Review Seller’s Disclosure Statement.
During the initial stages of the transaction, the buyer will be given a seller’s disclosure statement (completed by the seller) that discloses all the pertinent information regarding the business—business conditions, regulations, and other considerations of the business. All Certificate Of Compliance documents to be handed to the purchaser. These will include and are not limited to, Plumbing, electrical, air-conditioning, mechanical ventilation, extraction, open fire equipment, and LP gas to mention a few.
Investigate the Financial Health and Financial Statements of the Business.
If the business being purchased is a Going-Concern, the broker should have prepared management accounts and a cash flow statement, which details the cash flow a buyer should be able to realize from the business. In addition, the broker will help the buyer evaluate several years of past tax returns and profit and loss statements, as well as the current year’s year-to-date profit and loss statement and applicable tax returns. Specialist Brokers will advise on using professional accountants for thorough analysis.
Review the asset register, Fixtures, Fittings, and Equipment List.
Detailed lists of all the fixtures, fittings and equipment to be included with the sale. In a separate list, the seller should detail the assets that are specifically not included, personal items to be retained by the seller, and/or items that are rented and/or leased. If certain items are leased, the buyer usually has the option to continue the month-to-month rental agreement of these items, or he/she can cancel the rental agreement at the time he takes possession of the business. If some of the equipment is leased, it may be a condition of the sale for the buyer to formally assume this lease.
Review the Physical Assets.
During the due diligence period, the broker will arrange for the buyer to do a physical inspection of the premises.

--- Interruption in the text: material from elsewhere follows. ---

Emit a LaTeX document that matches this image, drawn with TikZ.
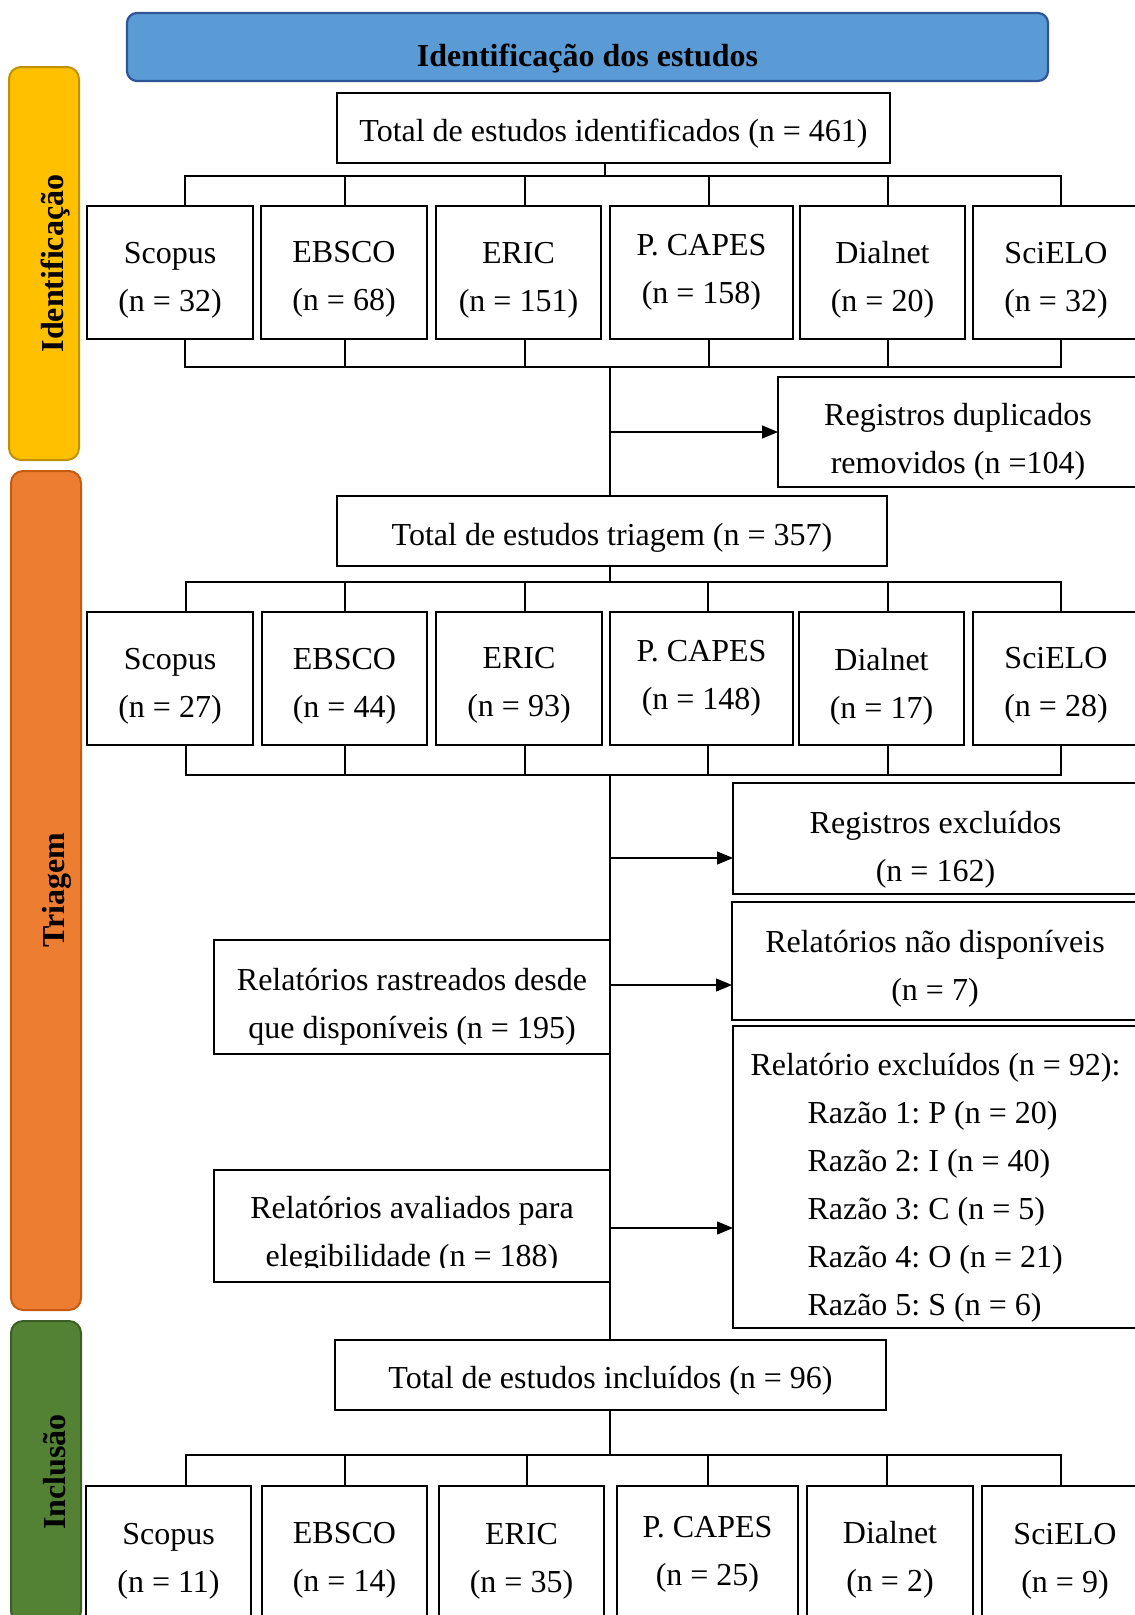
\documentclass[tikz,border=0pt]{standalone}
\usepackage{fontspec}
\setmainfont{Liberation Serif}
\usetikzlibrary{arrows.meta}
\frenchspacing
\definecolor{ttlfill}{HTML}{5B9BD5}
\definecolor{ttlline}{HTML}{2F5597}
\definecolor{yfill}{HTML}{FFC000}
\definecolor{yline}{HTML}{BF9000}
\definecolor{ofill}{HTML}{ED7D31}
\definecolor{oline}{HTML}{C55A11}
\definecolor{gfill}{HTML}{548235}
\definecolor{gline}{HTML}{3B5E24}
\newcommand{\cel}[2][0pt]{\raisebox{-#1}[\height][\depth]{\begin{tabular}{@{}c@{}}#2\end{tabular}}}
\newcommand{\celL}[2][0pt]{\raisebox{-#1}[\height][\depth]{\begin{tabular}{@{}l@{}}#2\end{tabular}}}
\begin{document}
\begin{tikzpicture}[x=1pt,y=-1pt,
  font=\fontsize{32}{48}\selectfont\frenchspacing,
  box/.style={draw=black, line width=2.6pt, inner sep=0pt, outer sep=0pt},
  plain/.style={inner sep=0pt, outer sep=0pt},
  rowa/.style={box, minimum height=133pt},
  rowc/.style={box, minimum height=134pt},
  ln/.style={line width=2.6pt, draw=black},
  arr/.style={line width=1.3pt, draw=black, -{Triangle[length=16pt,width=13pt]}},
  bar/.style={rounded corners=12pt, line width=2pt, inner sep=0pt, rotate=90, minimum height=70pt}]
\useasboundingbox (0,0) rectangle (1135,1615);
\clip (0,0) rectangle (1135,1615);

% title and side bars
\node[box, draw=ttlline, fill=ttlfill, rounded corners=10pt, line width=2.2pt,
      minimum width=921pt, minimum height=68pt] (ttl) at (587.5,47)
      {\cel[9.5pt]{\bfseries Identificação dos estudos}};
\node[bar, draw=yline, fill=yfill, minimum width=393pt] (bid) at (44,263.5)
      {\cel[9.5pt]{\bfseries Identificação}};
\node[bar, draw=oline, fill=ofill, minimum width=839pt] (btr) at (46,890.5)
      {\cel[8.5pt]{\bfseries Triagem}};
\node[bar, draw=gline, fill=gfill, minimum width=302pt] (bin) at (46,1472)
      {\cel[9.5pt]{\bfseries Inclusão}};

% totals
\node[box, minimum width=553pt, minimum height=70pt] (tot1) at (613.5,128)
      {\cel[4pt]{Total de estudos identificados (n = 461)}};
\node[box, minimum width=550pt, minimum height=70pt] (tot2) at (612,531)
      {\cel[4.5pt]{Total de estudos triagem (n = 357)}};
\node[box, minimum width=551pt, minimum height=70pt] (tot3) at (610.5,1375)
      {\cel[4pt]{Total de estudos incluídos (n = 96)}};

% row 1
\node[rowa, minimum width=166pt] (s1) at (170,272.5) {\cel[5pt]{Scopus\\(n = 32)}};
\node[rowa, minimum width=166pt] (e1) at (344,272.5) {\cel[4pt]{EBSCO\\(n = 68)}};
\node[rowa, minimum width=165pt] (r1) at (518.5,272.5) {\cel[5pt]{ERIC\\(n = 151)}};
\node[rowa, minimum width=183pt] (c1) at (701.5,272.5) {\cel[-3pt]{P. CAPES\\(n = 158)}};
\node[rowa, minimum width=165pt] (d1) at (882.5,272.5) {\cel[5pt]{Dialnet\\(n = 20)}};
\node[rowa, minimum width=166pt] (o1) at (1056,272.5) {\cel[5pt]{SciELO\\(n = 32)}};

% row 2
\node[rowa, minimum width=166pt] (s2) at (170,678.5) {\cel[5pt]{Scopus\\(n = 27)}};
\node[rowa, minimum width=165pt] (e2) at (344.5,678.5) {\cel[5pt]{EBSCO\\(n = 44)}};
\node[rowa, minimum width=166pt] (r2) at (519,678.5) {\cel[4pt]{ERIC\\(n = 93)}};
\node[rowa, minimum width=183pt] (c2) at (701.5,678.5) {\cel[-3pt]{P. CAPES\\(n = 148)}};
\node[rowa, minimum width=165pt] (d2) at (881.5,678.5) {\cel[6pt]{Dialnet\\(n = 17)}};
\node[rowa, minimum width=166pt] (o2) at (1056,678.5) {\cel[4pt]{SciELO\\(n = 28)}};

% row 3
\node[rowc, minimum width=165pt] (s3) at (168.5,1553) {\cel[5.5pt]{Scopus\\(n = 11)}};
\node[rowc, minimum width=165pt] (e3) at (344.5,1553) {\cel[5pt]{EBSCO\\(n = 14)}};
\node[rowc, minimum width=165pt] (r3) at (521.5,1553) {\cel[5.5pt]{ERIC\\(n = 35)}};
\node[rowc, minimum width=181pt] (c3) at (707.5,1553) {\cel[-1.5pt]{P. CAPES\\(n = 25)}};
\node[rowc, minimum width=166pt] (d3) at (890,1553) {\cel[5pt]{Dialnet\\(n = 2)}};
\node[rowc, minimum width=166pt] (o3) at (1065,1553) {\cel[5.5pt]{SciELO\\(n = 9)}};

% side boxes
\node[box, minimum width=360pt, minimum height=110pt] (dup) at (958,432)
      {\cel[7.5pt]{Registros duplicados\\removidos (n =104)}};
\node[box, minimum width=405pt, minimum height=111pt] (exc) at (935.5,838.5)
      {\cel[9pt]{Registros excluídos\\(n = 162)}};
\node[box, minimum width=406pt, minimum height=118pt] (nd) at (935,961)
      {\cel[5.5pt]{Relatórios não disponíveis\\(n = 7)}};
\node[box, minimum width=405pt, minimum height=302pt] (rex) at (935.5,1177)
      {\celL[8.5pt]{Relatório excluídos (n = 92):\\
       \hspace*{57pt}Razão 1: P (n = 20)\\
       \hspace*{57pt}Razão 2: I (n = 40)\\
       \hspace*{57pt}Razão 3: C (n = 5)\\
       \hspace*{57pt}Razão 4: O (n = 21)\\
       \hspace*{57pt}Razão 5: S (n = 6)}};
\node[box, minimum width=396pt, minimum height=114pt] (ras) at (412,997)
      {\cel[7.5pt]{Relatórios rastreados desde\\que disponíveis (n = 195)}};
\node[box, minimum width=396pt, minimum height=112pt] (ava) at (412,1226) {};
\begin{scope}
  \clip (214,1170) rectangle (610,1267.5);
  \node[plain] (avat) at (ava.center)
      {\cel[7pt]{Relatórios avaliados para\\elegibilidade (n = 188)}};
\end{scope}

% identification brackets
\draw[ln] (tot1.south -| 605,0) -- (605,176);
\draw[ln] (s1.north -| 185,0) -- (185,176) -- (1061,176) -- (o1.north -| 1061,0);
\draw[ln] (345,176) -- (e1.north -| 345,0);
\draw[ln] (525,176) -- (r1.north -| 525,0);
\draw[ln] (709,176) -- (c1.north -| 709,0);
\draw[ln] (888,176) -- (d1.north -| 888,0);
\draw[ln] (s1.south -| 185,0) -- (185,367) -- (1061,367) -- (o1.south -| 1061,0);
\draw[ln] (e1.south -| 345,0) -- (345,367);
\draw[ln] (r1.south -| 525,0) -- (525,367);
\draw[ln] (c1.south -| 709,0) -- (709,367);
\draw[ln] (d1.south -| 888,0) -- (888,367);
\coordinate (k1) at (610,367);
\draw[ln] (k1) -- (tot2.north -| k1);
\coordinate (a1) at (610,432);
\draw[arr] (a1) -- (dup.west |- a1);

% screening brackets
\draw[ln] (tot2.south -| 610,0) -- (610,582);
\draw[ln] (s2.north -| 186,0) -- (186,582) -- (1061,582) -- (o2.north -| 1061,0);
\draw[ln] (345,582) -- (e2.north -| 345,0);
\draw[ln] (525,582) -- (r2.north -| 525,0);
\draw[ln] (708,582) -- (c2.north -| 708,0);
\draw[ln] (888,582) -- (d2.north -| 888,0);
\draw[ln] (s2.south -| 186,0) -- (186,775) -- (1061,775) -- (o2.south -| 1061,0);
\draw[ln] (e2.south -| 345,0) -- (345,775);
\draw[ln] (r2.south -| 525,0) -- (525,775);
\draw[ln] (c2.south -| 708,0) -- (708,775);
\draw[ln] (d2.south -| 888,0) -- (888,775);
\coordinate (k2) at (610,775);
\draw[ln] (k2) -- (tot3.north -| k2);
\coordinate (a2) at (610,858);
\draw[arr] (a2) -- (exc.west |- a2);
\draw[arr] (ras.east |- 0,985) -- (nd.west |- 0,985);
\draw[arr] (ava.east |- 0,1228) -- (rex.west |- 0,1228);

% inclusion brackets
\draw[ln] (tot3.south -| 610,0) -- (610,1455);
\draw[ln] (s3.north -| 186,0) -- (186,1455) -- (1061,1455) -- (o3.north -| 1061,0);
\draw[ln] (345,1455) -- (e3.north -| 345,0);
\draw[ln] (527,1455) -- (r3.north -| 527,0);
\draw[ln] (708,1455) -- (c3.north -| 708,0);
\draw[ln] (887,1455) -- (d3.north -| 887,0);
\end{tikzpicture}
\end{document}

During the takeover or contingency period, the buyer is free to bring in any contractor he would like to inspect the premises; including the plumbing, electrical, refrigeration, heating, air conditioning, and ventilating systems, and any other mechanical systems. All the equipment must be in good working condition.
The buyer does another inspection of all the equipment immediately before the close of business on taking over date, to assure that it is in good working condition. Any items and or equipment, unless disclosed otherwise, that is not in good working condition must be repaired and/or replaced by the seller, or the buyer will receive a credit from the seller to have the item(s) repaired, and/or replaced.
Take over day.
The exception to the rule is when the business is being sold “as is.” When the buyer gets a contract to purchase the business, it is disclosed in writing that certain items of equipment are not working and will not be repaired at the close of takeover day and that the buyer has agreed to these conditions. If a business is being sold “as is,” usually the price is adjusted accordingly.